DANTE ZFS HA Cluster
This repository holds all code I develop on my journey building
a high availability cluster using ZFS. Planned are two head nodes using
standard debian, and multiple disk shelves. To manage this on a hardware level,
I want some kind of basic web interface showing all disks and so on.
This will be my little experiment using go.
cmd/smart_status
This tool loads information about all given drives and queries them for smart data.
It is mainly to test the functionality of loading information via smartctl.
You can force the type of the drives via command flags, either nvme, sata or sas.
This can be useful if some wrapper, e.g. multipath, is hiding the true type.
Wildcards and globbing are supported, however, make sure to pass the path as string.
Otherwise your shell will expand the path and only the first given path will be
used with the correct type.
Partitions and unknown types are skipped. E.g. /dev/nvme0 is no block device
and cannot be queried by lsblk or smartctl. /dev/nvme0n1p1 is a partition and
will be skipped. Debug mode prints out if that happens.
To enable debug mode, this needs to be as first parameter.
# only first disk has explicit type nvme
./smart_status --nvme /dev/nvme*
vs
# the path is passed as string and expanded in the program
./smart_status --nvme "/dev/nvme*"
# debug mode
./smart_status --debug --nvme "/dev/nvme*"
cmd/disk_layout
This tool is a test binary for extracting and making use of data using storcli.
We can query data of SAS controllers, SAS disk shelves (enclosures) and disks.
These information can be useful to generate knowledge of the position and disks
in use within the system. SAS attached disks can be multipath, which is reflected
in the data we receive using storcli.
We can see which path (controller -> enclosure -> disk) the commands take,
and use that for documentation building, alerts and other things.
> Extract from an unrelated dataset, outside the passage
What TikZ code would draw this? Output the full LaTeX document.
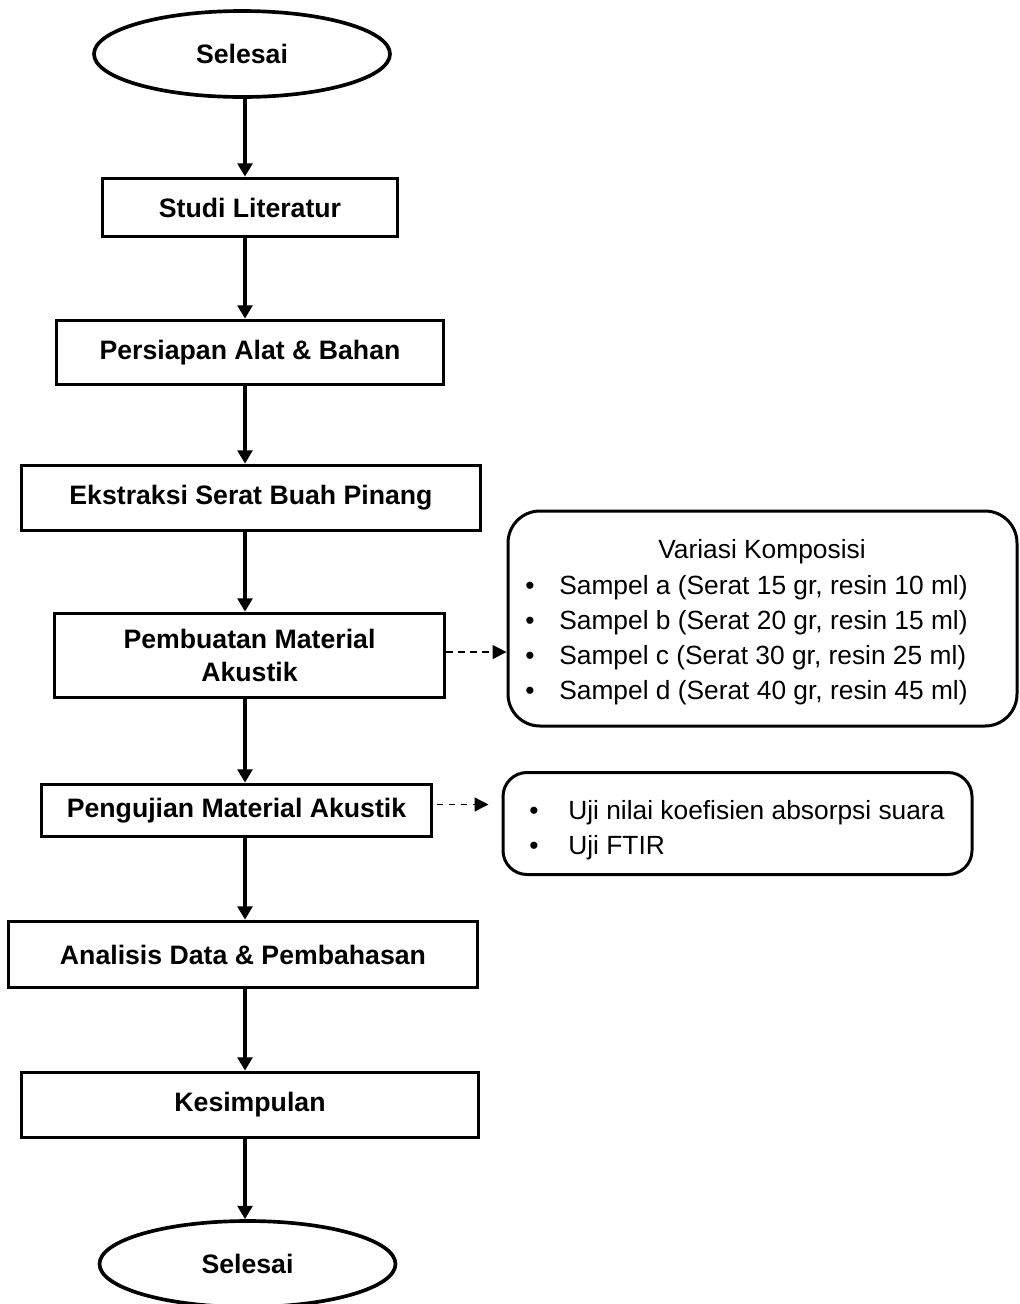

Currently, it loads sample data from the test folder.
The sample data is dumped using storcli on my real test setup.
The sample data is not being published currently, as it contains serial numbers
of all kind of devices :)
Future Plans & Ideas
- Combine smartctl and storcli data to have all kinds of data at hand for every drive.
We essentially want one platform for all important disk information.
This might in future grow to IO data via prometheus or something.
Might be fun to log IO delay and stuff for each data and highlight worst performer
to make debugging easier.
- ZFS integration
I want to integrate ZFS into the mix, as this is my go-to filesystem.
If all goes well, i want to migrate off TrueNAS to this high availability
storage cluster and not loose a ton of functionality.
In my opinion, TrueNAS is a nice entry into ZFS and enterprise storage.
However, it lacks high availability, which we might be able to do on a budget
using a system like this one.
- Web Interface with visualization of Disk Shelves
I want a sweet, easy and no bullshit overview of my ZFS pools and disks.
Basically, capacity of the available pools, easy identification of disks within
the pools - including physical identification - performance indicator using
IO delay and bandwidth.
These points are my current focus.
Authentication, multi head-server sync and so on is also on the bucket list.
However, I want to get the small, essential stuff done before thinking about the
bigger picture. I am still learning to code in go, this is one of my first proper
projects using it, so lets see how this will go.